-- Start STORED RECORDS --

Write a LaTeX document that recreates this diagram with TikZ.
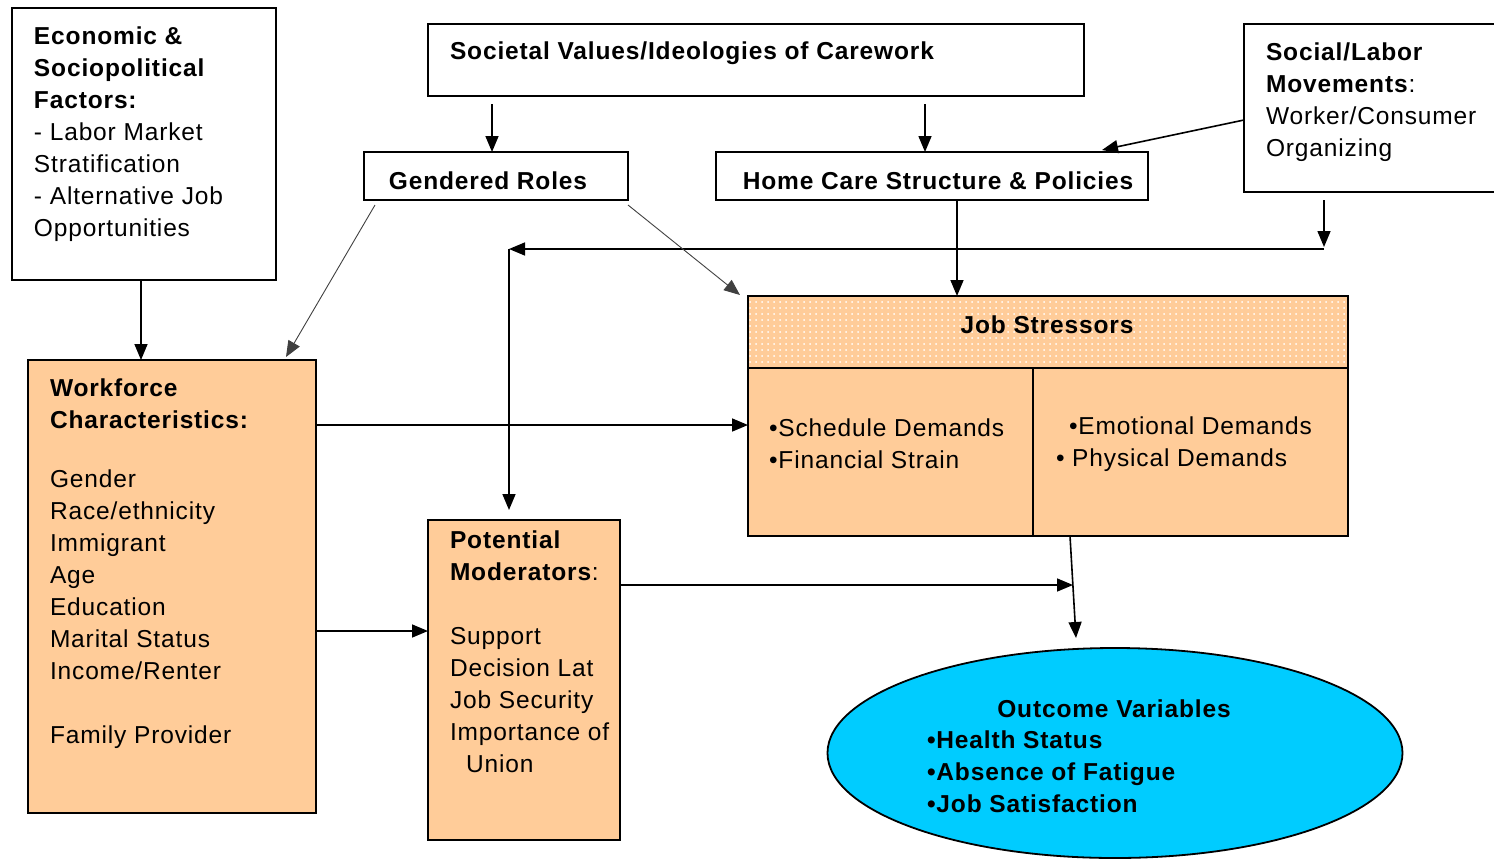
\documentclass[tikz,border=0pt]{standalone}
\usepackage{fontspec}
\setmainfont{Liberation Sans}[LetterSpace=3.5]
\usetikzlibrary{arrows.meta,calc,patterns.meta,shapes.geometric}
\definecolor{peach}{HTML}{FFCC99}
\definecolor{skyblue}{HTML}{00CCFF}
\begin{document}
\begin{tikzpicture}[x=1pt,y=-1pt,
  every node/.style={inner sep=0pt,outer sep=0pt},
  frame/.style={draw=black,line width=1.8pt,anchor=north west},
  plain/.style={frame,fill=white},
  warm/.style={frame,fill=peach},
  txt/.style={anchor=north west,align=left,font=\fontsize{24.5}{32}\selectfont},
  ctxt/.style={anchor=center,font=\fontsize{24.5}{32}\selectfont\bfseries},
  link/.style={line width=1.6pt,-{Triangle[length=16pt,width=13pt]}},
  thinlink/.style={line width=0.9pt,-{Triangle[length=16pt,width=13pt]}},
  bar/.style={line width=1.6pt}]
\useasboundingbox (0,0) rectangle (1494,860);

% ---- top row of context boxes ----
\node[plain,minimum width=264pt,minimum height=272pt] (econ) at (12,8) {};
\node[txt] (econtxt) at (34,27) {\textbf{Economic \&}\\\textbf{Sociopolitical}\\\textbf{Factors:}\\- Labor Market\\Stratification\\- Alternative Job\\Opportunities};

\node[plain,minimum width=656pt,minimum height=72pt] (soc) at (428,24) {};
\node[txt,anchor=west] (soctxt) at (450,53) {\textbf{Societal Values/Ideologies of Carework}};

\node[plain,minimum width=260pt,minimum height=168pt] (move) at (1244,24) {};
\node[txt] (movetxt) at (1266,43) {\textbf{Social/Labor}\\\textbf{Movements}:\\Worker/Consumer\\Organizing};

\node[plain,minimum width=264pt,minimum height=48pt] (gender) at (364,152) {};
\node[ctxt] (gendertxt) at (488,181) {Gendered Roles};

\node[plain,minimum width=432pt,minimum height=48pt] (home) at (716,152) {};
\node[ctxt] (hometxt) at (938,181) {Home Care Structure \& Policies};

% ---- workforce and moderators ----
\node[warm,minimum width=288pt,minimum height=453pt] (work) at (28,360) {};
\node[txt] (worktxt) at (50,379) {\textbf{Workforce}\\\textbf{Characteristics:}\\[27pt]Gender\\Race/ethnicity\\Immigrant\\Age\\Education\\Marital Status\\Income/Renter\\[32pt]Family Provider};

\node[warm,minimum width=192pt,minimum height=320pt] (mod) at (428,520) {};
\node[txt] (modtxt) at (450,531) {\textbf{Potential}\\\textbf{Moderators}:\\[32pt]Support\\Decision Lat\\Job Security\\Importance of\\\hspace*{16pt}Union};

% ---- job stressors ----
\node[warm,minimum width=600pt,minimum height=240pt] (job) at (748,296) {};
\node[frame,fill=peach,minimum width=600pt,minimum height=72pt,
      postaction={pattern={Dots[distance=6pt,radius=1pt]},pattern color=white}] (jobhead) at (748,296) {};
\draw[frame] (jobhead.north west) rectangle (job.south east);
\draw[bar] (jobhead.south west) -- (jobhead.south east);
\draw[bar] (1033,368) -- (1033,536);
\node[ctxt] (jobtxt) at (1047,325) {Job Stressors};
\node[txt] (jobl) at (769,419) {•Schedule Demands\\•Financial Strain};
\node[txt] (jobr) at (1056,417) {\hspace*{13pt}•Emotional Demands\\• Physical Demands};

% ---- outcomes ----
\node[ellipse,draw=black,line width=1.8pt,fill=skyblue,minimum width=575pt,minimum height=210pt] (out) at (1115,753) {};
\node[ctxt] (outhead) at (1114,709) {Outcome Variables};
\node[txt,font=\fontsize{24.5}{32}\selectfont\bfseries] (outlist) at (927,731) {•Health Status\\•Absence of Fatigue\\•Job Satisfaction};

% ---- connectors ----
\coordinate (busR) at (1324,249);
\coordinate (busL) at (509,249);
\coordinate (meet) at (1073,585);

\draw[link] (econ.south -| 141,0) -- (work.north -| 141,0);
\draw[link] ([yshift=-8pt]soc.south -| 492,0) -- (gender.north -| 492,0);
\draw[link] ([yshift=-8pt]soc.south -| 925,0) -- (home.north -| 925,0);
\draw[link] ([yshift=-12pt]move.west) -- ($(home.north east)+(-46,-2)$);
\draw[link] ([yshift=-8pt]move.south -| busR) -- ([yshift=2pt]busR);
\draw[bar,-{Triangle[length=16pt,width=13pt]}] (busR) -- (busL);
\draw[link] (busL) -- ([yshift=10pt]mod.north -| busL);
\draw[link] (home.south -| 957,0) -- (job.north -| 957,0);
\draw[thinlink,draw=black!75] ([yshift=-5pt]gender.south east) -- ($(job.north west)+(-8,-1)$);
\draw[thinlink,draw=black!75] ($(gender.south west)+(11,5)$) -- ($(work.north east)+(-30,-3)$);
\draw[link] ($(work.north east)+(0,65)$) -- (job.west |- 0,425);
\draw[link] ($(work.north east)+(0,271)$) -- (mod.west |- 0,631);
\draw[link] ($(mod.north east)+(0,65)$) -- (meet);
\draw[link] ($(job.south west)+(322,0)$) -- ($(out.north)+(-39,-10)$);
\end{tikzpicture}
\end{document}
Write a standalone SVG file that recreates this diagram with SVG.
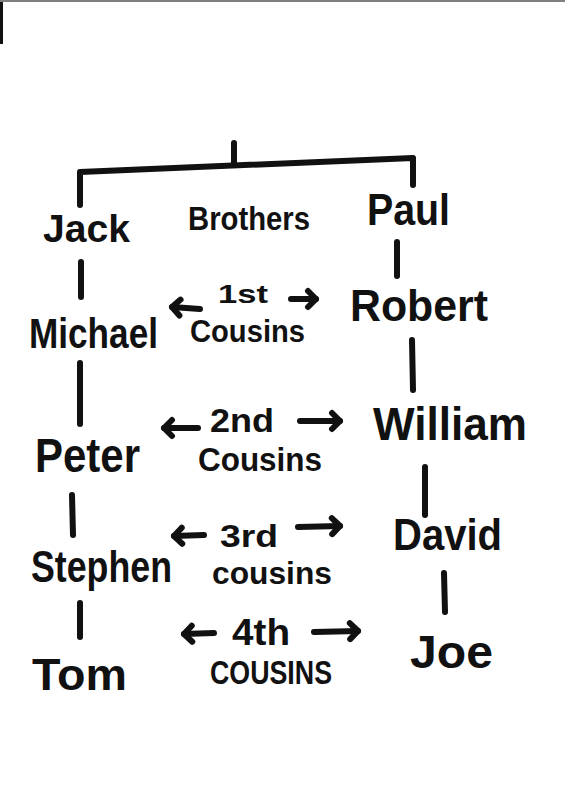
<svg xmlns="http://www.w3.org/2000/svg" width="565" height="799" viewBox="0 0 565 799">
<style>
.ln{stroke:#111;stroke-width:6;stroke-linecap:round;stroke-linejoin:round;fill:none}
.ar{stroke:#111;stroke-width:6;stroke-linecap:round;fill:none;marker-end:url(#hd)}
.nm{font-family:"Liberation Sans",Arial,sans-serif;font-weight:bold;fill:#111}
.lb{font-family:"Liberation Sans",Arial,sans-serif;font-weight:bold;fill:#111}
</style>
<defs>
<marker id="hd" markerUnits="userSpaceOnUse" markerWidth="24" markerHeight="24" refX="14" refY="12" orient="auto">
<path d="M6 4 L14 12 L6 20" stroke="#111" stroke-width="6" stroke-linecap="round" stroke-linejoin="round" fill="none"/>
</marker>
</defs>
<rect width="565" height="799" fill="#fff"/>
<line x1="0" y1="1" x2="565" y2="1" stroke="#555" stroke-width="1.5"/>
<line x1="1.5" y1="2" x2="1.5" y2="44" stroke="#111" stroke-width="3"/>
<g id="connectors">
<path class="ln" d="M234 143 L234 165"/>
<path class="ln" d="M80 205 L80 172 L413 158 L413 185"/>
<path class="ln" d="M81 262 L81 297"/>
<path class="ln" d="M397 242 L397 276"/>
<path class="ln" d="M80 363 L80 424"/>
<path class="ln" d="M412 340 L413 390"/>
<path class="ln" d="M72 495 L73 535"/>
<path class="ln" d="M425 467 L425 515"/>
<path class="ln" d="M80 603 L80 637"/>
<path class="ln" d="M444 573 L445 612"/>
<path class="ar" d="M200 309 L172 307"/>
<path class="ar" d="M291 299 L316 299"/>
<path class="ar" d="M198 428 L164 428"/>
<path class="ar" d="M300 421 L340 421"/>
<path class="ar" d="M204 535 L174 536"/>
<path class="ar" d="M298 527 L340 526"/>
<path class="ar" d="M214 633 L184 634"/>
<path class="ar" d="M314 632 L358 631"/>
</g>
<g id="jack"><text class="nm" x="43" y="242" font-size="38" textLength="87" lengthAdjust="spacingAndGlyphs">Jack</text></g>
<g id="brothers"><text class="lb" x="188" y="230" font-size="34" textLength="122" lengthAdjust="spacingAndGlyphs">Brothers</text></g>
<g id="paul"><text class="nm" x="367" y="225" font-size="44" textLength="83" lengthAdjust="spacingAndGlyphs">Paul</text></g>
<g id="michael"><text class="nm" x="29" y="348" font-size="43" textLength="129" lengthAdjust="spacingAndGlyphs">Michael</text></g>
<g id="robert"><text class="nm" x="350" y="321" font-size="45" textLength="138" lengthAdjust="spacingAndGlyphs">Robert</text></g>
<g id="cousins1"><text class="lb" x="218" y="303" font-size="26" textLength="50" lengthAdjust="spacingAndGlyphs">1st</text><text class="lb" x="190" y="342" font-size="31" textLength="115" lengthAdjust="spacingAndGlyphs">Cousins</text></g>
<g id="peter"><text class="nm" x="35" y="472" font-size="48" textLength="105" lengthAdjust="spacingAndGlyphs">Peter</text></g>
<g id="william"><text class="nm" x="373" y="440" font-size="46" textLength="154" lengthAdjust="spacingAndGlyphs">William</text></g>
<g id="cousins2"><text class="lb" x="210" y="432" font-size="33" textLength="64" lengthAdjust="spacingAndGlyphs">2nd</text><text class="lb" x="198" y="471" font-size="34" textLength="124" lengthAdjust="spacingAndGlyphs">Cousins</text></g>
<g id="stephen"><text class="nm" x="31" y="582" font-size="44" textLength="141" lengthAdjust="spacingAndGlyphs">Stephen</text></g>
<g id="david"><text class="nm" x="393" y="550" font-size="44" textLength="109" lengthAdjust="spacingAndGlyphs">David</text></g>
<g id="cousins3"><text class="lb" x="220" y="547" font-size="32" textLength="58" lengthAdjust="spacingAndGlyphs">3rd</text><text class="lb" x="212" y="584" font-size="32" textLength="120" lengthAdjust="spacingAndGlyphs">cousins</text></g>
<g id="tom"><text class="nm" x="32" y="690" font-size="45" textLength="95" lengthAdjust="spacingAndGlyphs">Tom</text></g>
<g id="joe"><text class="nm" x="410" y="668" font-size="46" textLength="83" lengthAdjust="spacingAndGlyphs">Joe</text></g>
<g id="cousins4"><text class="lb" x="232" y="645" font-size="36" textLength="58" lengthAdjust="spacingAndGlyphs">4th</text><text class="lb" x="210" y="684" font-size="33" textLength="122" lengthAdjust="spacingAndGlyphs">COUSINS</text></g>
</svg>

-- End STORED RECORDS --

Return, unchanged, the lines from the first line of the material through the line that holds "(movetxt) at (1266,43)", inclusive, omitting pictures.

Write a LaTeX document that recreates this diagram with TikZ.
\documentclass[tikz,border=0pt]{standalone}
\usepackage{fontspec}
\setmainfont{Liberation Sans}[LetterSpace=3.5]
\usetikzlibrary{arrows.meta,calc,patterns.meta,shapes.geometric}
\definecolor{peach}{HTML}{FFCC99}
\definecolor{skyblue}{HTML}{00CCFF}
\begin{document}
\begin{tikzpicture}[x=1pt,y=-1pt,
  every node/.style={inner sep=0pt,outer sep=0pt},
  frame/.style={draw=black,line width=1.8pt,anchor=north west},
  plain/.style={frame,fill=white},
  warm/.style={frame,fill=peach},
  txt/.style={anchor=north west,align=left,font=\fontsize{24.5}{32}\selectfont},
  ctxt/.style={anchor=center,font=\fontsize{24.5}{32}\selectfont\bfseries},
  link/.style={line width=1.6pt,-{Triangle[length=16pt,width=13pt]}},
  thinlink/.style={line width=0.9pt,-{Triangle[length=16pt,width=13pt]}},
  bar/.style={line width=1.6pt}]
\useasboundingbox (0,0) rectangle (1494,860);

% ---- top row of context boxes ----
\node[plain,minimum width=264pt,minimum height=272pt] (econ) at (12,8) {};
\node[txt] (econtxt) at (34,27) {\textbf{Economic \&}\\\textbf{Sociopolitical}\\\textbf{Factors:}\\- Labor Market\\Stratification\\- Alternative Job\\Opportunities};

\node[plain,minimum width=656pt,minimum height=72pt] (soc) at (428,24) {};
\node[txt,anchor=west] (soctxt) at (450,53) {\textbf{Societal Values/Ideologies of Carework}};

\node[plain,minimum width=260pt,minimum height=168pt] (move) at (1244,24) {};
\node[txt] (movetxt) at (1266,43) {\textbf{Social/Labor}\\\textbf{Movements}:\\Worker/Consumer\\Organizing};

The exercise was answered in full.